Put another way, the smartphone is the best piece of wearable tech out there. Ask Apple, the seemingly impressive 11.9m US sales of the Apple Watch in 2016 were comprehensively outflanked by the dizzying 90m US iPhone users over the same period (up from 82m in 2015). It is accepted that they are not comparable products but it does highlight a constant tension – smartphones, via apps, can do almost anything that wearables can do and more, whereas wearables appear to cater one or two requirements – so why bother?

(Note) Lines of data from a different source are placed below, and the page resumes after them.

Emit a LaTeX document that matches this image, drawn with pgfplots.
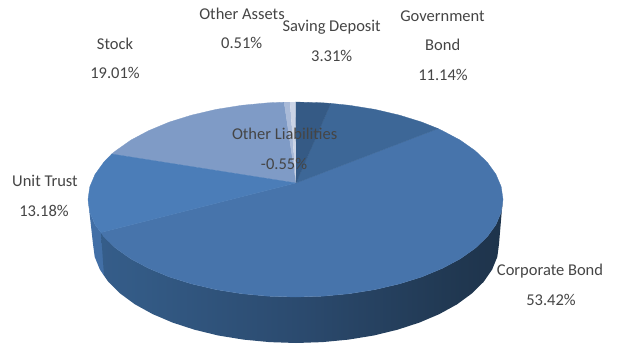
\documentclass[border=0pt]{standalone}
\usepackage{pgfplots}
\usepackage{fontspec}
\setmainfont{Carlito}
\pgfplotsset{compat=1.18}
\definecolor{cSaving}{HTML}{355A85}
\definecolor{cGov}{HTML}{3D6797}
\definecolor{cCorp}{HTML}{4774AB}
\definecolor{cUnit}{HTML}{4B7DB8}
\definecolor{cStock}{HTML}{7F9BC6}
\definecolor{cLiab}{HTML}{A9BAD8}
\definecolor{cAssets}{HTML}{CBD4E6}
\definecolor{cTxt}{HTML}{454545}
\definecolor{sU}{HTML}{426FA6}
\definecolor{sA}{HTML}{3F6B9E}
\definecolor{sB}{HTML}{335A85}
\definecolor{sC}{HTML}{2B4A6E}
\definecolor{sD}{HTML}{203750}
\definecolor{sE}{HTML}{1B2E45}
\pgfdeclarehorizontalshading{sideshade}{100bp}{color(0bp)=(sA); color(30bp)=(sB); color(50bp)=(sC); color(70bp)=(sD); color(82bp)=(sE); color(100bp)=(sE)}
\newcommand{\lab}[3]{\node[text=cTxt,font=\fontsize{16.5}{16.5}\selectfont,inner sep=0pt,anchor=center] at (axis cs:#1,#2) {#3};}
\begin{document}
\begin{tikzpicture}
\begin{axis}[
  scale only axis, width=620pt, height=343pt,
  xmin=0, xmax=620, ymin=0, ymax=343, y dir=reverse,
  hide axis, clip=true, clip mode=global,
  every axis plot/.append style={forget plot, line width=0.3pt},
]
\addplot[draw=none, fill=white] coordinates {(0,0) (620,0) (620,343) (0,343) (0,0)};
% side: Unit Trust
\addplot[draw=none, fill=sU] coordinates {(88,199.5) (89.8,212.2) (95.1,224.7) (101,232.5) (110,240) (110,270) (104,275.6) (99.9,269.6) (94.7,256.9) (93,244) (88,199.5)};
% side: Corporate Bond
\addplot[draw=none, shading=sideshade] coordinates {(101,232.5) (103.8,236.8) (115.8,248.25) (130.9,258.9) (148.8,268.4) (169.2,276.9) (191.75,283.9) (216.1,289.6) (241.8,293.7) (268.4,296.2) (295.5,297) (322.6,296.2) (349.2,293.7) (374.9,289.6) (399.25,283.9) (421.8,276.9) (442.2,268.4) (460.1,258.9) (475.2,248.25) (487.2,236.8) (495.9,224.7) (501.2,212.2) (503,199.5) (501.7,212) (499,244) (497.3,256.9) (492.1,269.6) (483.6,281.9) (471.8,293.5) (457.1,304.3) (439.5,314) (419.6,322.5) (397.5,329.7) (373.7,335.5) (348.5,339.6) (322.5,342.1) (296,343) (269.5,342.1) (243.5,339.6) (218.3,335.5) (194.5,329.7) (172.4,322.5) (152.5,314) (134.9,304.3) (120.2,293.5) (108.4,281.9) (104,275.6) (101,232.5)};
% top face
\addplot[draw=cStock, fill=cStock] coordinates {(296,183) (111.7,154) (115.8,150.75) (130.9,140.1) (148.8,130.6) (169.2,122.1) (191.75,115.1) (216.1,109.4) (241.8,105.3) (268.4,102.8) (284,102.2) (296,183)};
\addplot[draw=cCorp, fill=cCorp] coordinates {(296,183) (438,128.6) (442.2,130.6) (460.1,140.1) (475.2,150.75) (487.2,162.2) (495.9,174.3) (501.2,186.8) (503,199.5) (501.2,212.2) (495.9,224.7) (487.2,236.8) (475.2,248.25) (460.1,258.9) (442.2,268.4) (421.8,276.9) (399.25,283.9) (374.9,289.6) (349.2,293.7) (322.6,296.2) (295.5,297) (268.4,296.2) (241.8,293.7) (216.1,289.6) (191.75,283.9) (169.2,276.9) (148.8,268.4) (130.9,258.9) (115.8,248.25) (103.8,236.8) (101,232.5) (296,183)};
\addplot[draw=cUnit, fill=cUnit] coordinates {(296,183) (101,232.5) (95.1,224.7) (89.8,212.2) (88,199.5) (89.8,186.8) (95.1,174.3) (103.8,162.2) (111.7,154) (296,183)};
\addplot[draw=cGov, fill=cGov] coordinates {(296,183) (330.7,103.4) (349.2,105.3) (374.9,109.4) (399.25,115.1) (421.8,122.1) (438,128.6) (296,183)};
\addplot[draw=cSaving, fill=cSaving] coordinates {(296,183) (295.5,102) (322.6,102.8) (330.7,103.4) (296,183)};
\addplot[draw=none, fill=cLiab] coordinates {(296,183) (284,102.2) (290,102.05) (296,183)};
\addplot[draw=none, fill=cAssets] coordinates {(296,183) (290,102.05) (295.5,102) (296,183)};
% labels
\lab{442.5}{16}{Government}
\lab{442.7}{45}{Bond}
\lab{443}{75}{11.14\%}
\lab{331.7}{27}{Saving Deposit}
\lab{331.7}{56}{3.31\%}
\lab{242}{14}{Other Assets}
\lab{241.7}{43}{0.51\%}
\lab{115}{43.5}{Stock}
\lab{115}{72.7}{19.01\%}
\lab{45}{181}{Unit Trust}
\lab{44}{211}{13.18\%}
\lab{550}{271}{Corporate Bond}
\lab{551}{300}{53.42\%}
\lab{284.7}{134.3}{Other Liabilities}
\lab{284}{164}{-0.55\%}
\end{axis}
\end{tikzpicture}
\end{document}
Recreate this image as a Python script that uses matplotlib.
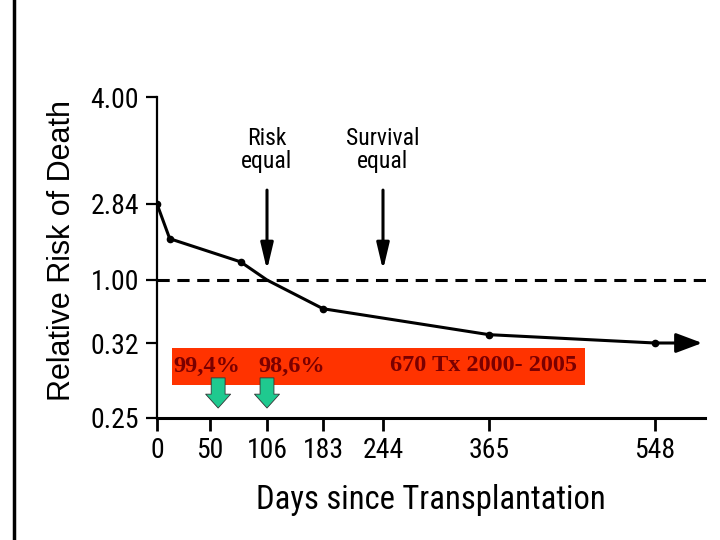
import numpy as np
import matplotlib.pyplot as plt
from matplotlib.lines import Line2D
from matplotlib.patches import Rectangle

# data
days = [0, 12, 80, 106, 183, 365, 548]
risk = [2.84, 2.0, 1.44, 1.00, 0.69, 0.41, 0.32]
dot_days = [0, 12, 80, 183, 365, 548]
dot_risk = [2.84, 2.0, 1.44, 0.69, 0.41, 0.32]

x_ticks = [0, 50, 106, 183, 244, 365, 548]
y_ticks = [0.25, 0.32, 1.00, 2.84, 4.00]
y_labels = ["0.25", "0.32", "1.00", "2.84", "4.00"]

risk_equal_day = 106
survival_equal_day = 244
green_days = [58, 106]
box_labels = ["99,4%", "98,6%", "670 Tx 2000- 2005"]

# the original axes are not linear: tick slots (pixels) used to build the scales
x_slots = [0, 53, 110, 166, 226, 332, 498, 548]
x_anchor = x_ticks + [603]
y_slots = [0, 75, 138, 214, 321]


def x_fwd(v):
    return np.interp(v, x_anchor, x_slots)


def x_inv(v):
    return np.interp(v, x_slots, x_anchor)


def y_fwd(v):
    return np.interp(v, y_ticks, y_slots)


def y_inv(v):
    return np.interp(v, y_slots, y_ticks)


narrow = ["Roboto Condensed", "DejaVu Sans"]

fig = plt.figure(figsize=(7.2, 5.4), dpi=100)
ax = fig.add_axes([157 / 720, 122 / 540, 548 / 720, 321 / 540])
ax.set_xscale("function", functions=(x_fwd, x_inv))
ax.set_yscale("function", functions=(y_fwd, y_inv))
ax.set_xlim(0, 603)
ax.set_ylim(0.25, 4.00)

# reference line at relative risk 1
ax.axhline(1.0, color="black", lw=2.2, ls=(0, (4, 2.5)), xmax=1.01, clip_on=False)

ax.plot(days, risk, color="black", lw=2.2, solid_capstyle="round")
ax.plot(dot_days, dot_risk, "o", color="black", ms=4.5)
ax.annotate("", xy=(603, risk[-1]), xytext=(days[-1], risk[-1]),
            arrowprops=dict(arrowstyle="-|>,head_length=1.6,head_width=0.6",
                            color="black", lw=2.2), annotation_clip=False)

# black arrows with labels
for d, label in [(risk_equal_day, "Risk\nequal"), (survival_equal_day, "Survival\nequal")]:
    ax.annotate("", xy=(d, 0.461), xytext=(d, 0.71),
                xycoords=("data", "axes fraction"),
                textcoords=("data", "axes fraction"),
                arrowprops=dict(arrowstyle="-|>,head_length=1.6,head_width=0.38",
                                color="black", lw=2.2, shrinkA=0, shrinkB=0))
    ax.text(d, 0.835, label, transform=ax.get_xaxis_transform(), ha="center",
            va="center", fontsize=17, family=narrow, linespacing=1.0)

# red banner
ax.add_patch(Rectangle((0.027, 0.103), 0.754, 0.115, transform=ax.transAxes,
                       facecolor="#ff3300", edgecolor="none", zorder=3))
for xpos, lab in zip([0.091, 0.245, 0.595], box_labels):
    ax.text(xpos, 0.162, lab, transform=ax.transAxes, ha="center", va="center",
            fontsize=17.5, family="Liberation Serif", weight="bold",
            color="#7a0000", zorder=4)

# green arrows
for d in green_days:
    ax.annotate("", xy=(d, 0.031), xytext=(d, 0.125),
                xycoords=("data", "axes fraction"),
                textcoords=("data", "axes fraction"),
                arrowprops=dict(arrowstyle="simple,head_length=1.0,head_width=1.8,tail_width=1.0",
                                facecolor="#1fc98f", edgecolor="#333333", lw=0.6,
                                shrinkA=0, shrinkB=0), zorder=5)

ax.spines["top"].set_visible(False)
ax.spines["right"].set_visible(False)
ax.spines["left"].set_linewidth(1.6)
ax.spines["bottom"].set_linewidth(2.2)

ax.set_xticks(x_ticks)
ax.set_xticklabels([str(t) for t in x_ticks], family=narrow, fontsize=20)
ax.set_yticks(y_ticks)
ax.set_yticklabels(y_labels, family=narrow, fontsize=20)
ax.minorticks_off()
ax.tick_params(axis="x", length=9, width=2, pad=5)
ax.tick_params(axis="y", length=8, width=1.6, pad=5)

ax.set_xlabel("Days since Transplantation", family=narrow, fontsize=23.5, labelpad=14)
fig.text(62 / 720, 1 - 250 / 540, "Relative Risk of Death", rotation=90,
         ha="center", va="center", fontsize=22, family="Liberation Sans")

# left border line of the slide
fig.add_artist(Line2D([14 / 720, 14 / 720], [0, 1], color="black", lw=2.5))

fig.savefig("out.png", dpi=100)
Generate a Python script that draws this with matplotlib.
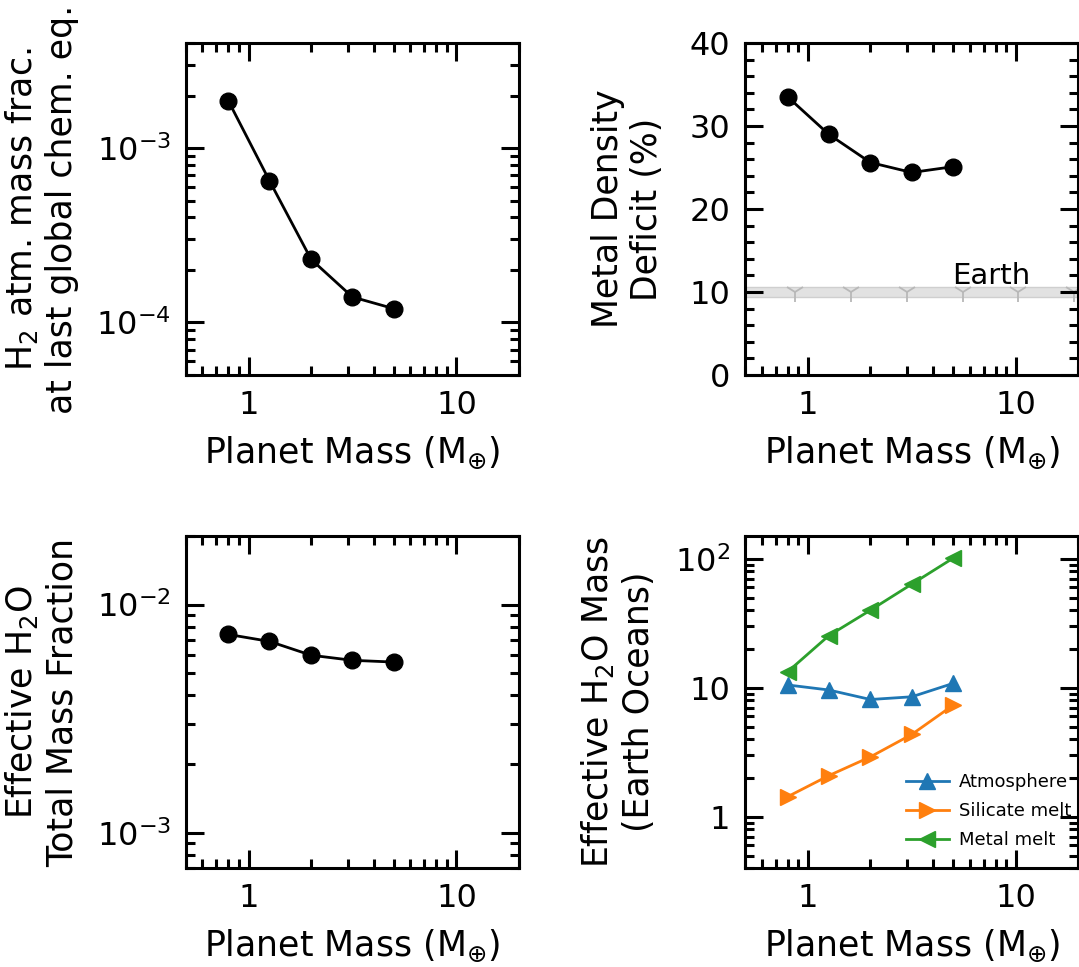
import numpy as np
import matplotlib
matplotlib.use('Agg')
import matplotlib.pyplot as plt
from matplotlib.ticker import LogLocator, MultipleLocator, NullFormatter

# font settings
plt.rcParams['font.family'] = ['DejaVu Sans']
plt.rcParams['mathtext.fontset'] = 'dejavusans'
plt.rcParams['mathtext.default'] = 'regular'
plt.rcParams['font.size'] = 23

# data
mass = [0.8, 1.26, 2.0, 3.16, 5.0]
h2_frac = [1.86e-3, 6.5e-4, 2.3e-4, 1.4e-4, 1.2e-4]
density_deficit = [33.5, 29.0, 25.6, 24.4, 25.1]
h2o_frac = [7.4e-3, 6.9e-3, 6.0e-3, 5.7e-3, 5.6e-3]
oceans_atm = [10.5, 9.6, 8.1, 8.5, 10.8]
oceans_sil = [1.43, 2.08, 2.91, 4.34, 7.32]
oceans_met = [13.3, 25.3, 39.9, 63.5, 101.0]

# Earth reference band
earth_deficit = 10.0
earth_band = [9.4, 10.6]
earth_marker_mass = [0.865, 1.62, 3.0, 5.57, 10.3, 19.1]

# ticks
mass_ticks = [1, 10]
mass_ticklabels = ['1', '10']
h2_ticks = [1e-4, 1e-3]
h2_ticklabels = [r'10$^{-4}$', r'10$^{-3}$']
deficit_ticks = [0, 10, 20, 30, 40]
h2o_ticks = [1e-3, 1e-2]
h2o_ticklabels = [r'10$^{-3}$', r'10$^{-2}$']
ocean_ticks = [1, 10, 100]
ocean_ticklabels = ['1', '10', r'10$^{2}$']

xlabel = r'Planet Mass (M$_{\oplus}$)'
LABEL_FS = 25
TICK_FS = 23


def style_axis(ax, logy=True):
    ax.set_xscale('log')
    ax.set_xlim(0.5, 20)
    ax.set_xticks(mass_ticks, mass_ticklabels)
    ax.xaxis.set_minor_locator(LogLocator(base=10, subs=np.arange(2, 10), numticks=30))
    ax.xaxis.set_minor_formatter(NullFormatter())
    if logy:
        ax.yaxis.set_minor_locator(LogLocator(base=10, subs=np.arange(2, 10), numticks=30))
        ax.yaxis.set_minor_formatter(NullFormatter())
    ax.tick_params(which='both', direction='in', top=True, right=True, width=2.2)
    ax.tick_params(which='major', length=13, pad=11, labelsize=TICK_FS)
    ax.tick_params(which='minor', length=6.5)
    for sp in ax.spines.values():
        sp.set_linewidth(2.2)
    ax.set_xlabel(xlabel, fontsize=LABEL_FS, labelpad=10)


fig = plt.figure(figsize=(10.79, 9.67), dpi=100)
w, h = 333 / 1079, 332 / 967
ax1 = fig.add_axes([186 / 1079, 1 - 375 / 967, w, h])
ax2 = fig.add_axes([745.3 / 1079, 1 - 375 / 967, w, h])
ax3 = fig.add_axes([186 / 1079, 1 - 868 / 967, w, h])
ax4 = fig.add_axes([745.3 / 1079, 1 - 868 / 967, w, h])

# --- H2 atmospheric mass fraction ---
ax1.plot(mass, h2_frac, 'o-', color='black', lw=2.0, ms=12)
ax1.set_yscale('log')
ax1.set_ylim(5e-5, 4e-3)
ax1.set_yticks(h2_ticks, h2_ticklabels)
style_axis(ax1)
ax1.set_ylabel('H$_2$ atm. mass frac.\nat last global chem. eq.', fontsize=LABEL_FS, labelpad=12)

# --- metal density deficit ---
ax2.axhspan(earth_band[0], earth_band[1], facecolor='#e2e2e2', edgecolor='#cfcfcf', lw=1.0, zorder=1)
ax2.plot(earth_marker_mass, [earth_deficit] * len(earth_marker_mass), linestyle='none',
         marker='1', ms=14, mew=1.3, color='#b8b8b8', zorder=1.5)
ax2.text(7.6, 11.0, 'Earth', fontsize=21, ha='center', va='baseline')
ax2.plot(mass, density_deficit, 'o-', color='black', lw=2.0, ms=12, zorder=3)
ax2.set_ylim(0, 40)
ax2.set_yticks(deficit_ticks)
ax2.yaxis.set_minor_locator(MultipleLocator(2))
style_axis(ax2, logy=False)
ax2.set_ylabel('Metal Density\nDeficit (%)', fontsize=LABEL_FS, labelpad=18)

# --- effective H2O total mass fraction ---
ax3.plot(mass, h2o_frac, 'o-', color='black', lw=2.0, ms=12)
ax3.set_yscale('log')
ax3.set_ylim(7e-4, 2e-2)
ax3.set_yticks(h2o_ticks, h2o_ticklabels)
style_axis(ax3)
ax3.set_ylabel('Effective H$_2$O\nTotal Mass Fraction', fontsize=LABEL_FS, labelpad=12)

# --- effective H2O mass in Earth oceans ---
ax4.plot(mass, oceans_atm, '^-', color='#1f77b4', lw=2.0, ms=11, label='Atmosphere')
ax4.plot(mass, oceans_sil, '>-', color='#ff7f0e', lw=2.0, ms=11, label='Silicate melt')
ax4.plot(mass, oceans_met, '<-', color='#2ca02c', lw=2.0, ms=11, label='Metal melt')
ax4.set_yscale('log')
ax4.set_ylim(0.4, 150)
ax4.set_yticks(ocean_ticks, ocean_ticklabels)
style_axis(ax4)
ax4.set_ylabel('Effective H$_2$O Mass\n(Earth Oceans)', fontsize=LABEL_FS, labelpad=14)
ax4.legend(loc='lower left', bbox_to_anchor=(0.46, 0.035), frameon=False, fontsize=13,
           handlelength=2.4, handletextpad=0.55, labelspacing=0.6, borderaxespad=0,
           markerscale=1.1)

fig.savefig('out.png', dpi=100)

Snap Inc. (Snapchat’s parent company) released Spectacles last year – brightly coloured sunglasses that record ‘Snappable’ video clips from eye-level that can subsequently be shared on their sister social media channel.
Yet this brings back memories of Google Glass, a similar concept that was launched in 2014 and folded in 2015. Quite aside from the irritation of having to always wear the glasses – to catch that unmissable moment – frankly, people care about what they look like. Whilst Spectacles have a more ubiquitous appeal, as they are sunnies, they are still ‘face furniture’ and inherently invasive – especially if the user is not used to wearing specs.
They fall down also precisely because they are sunglasses, which are odd to wear inside (unless you want to be ‘that’ guy). As such, it is likely that before long they might simply be stowed in the top pocket where they will record very little.
4. Battery life
This is a more complicated category as some items have a better life-span than others, yet the fact remains that a fair few of these items do require continual charging (here again the pervasiveness of smartphone chargers versus the countless wearable options will impact consumer choice).
Some do come with excellent single-charge expectancy yet the quoted battery life usually accounts for the stasis of minimal usage such as ‘Standby’ or simply showing the time; the power often evaporates when interaction levels are increased (undermining their appeal). Wi-Fi charging could be a game-changer here, as will the general momentum of change within technology that dictates smaller, faster, longer (although some remain less convinced).
Thus the problem is far from unresolvable, although there is no date in mind…
Arguably, this final point could be applied to the entire category, indeed, if wearable tech were given a school report one might expect: “B-. A good start but hopefully there is more to come!” Quite.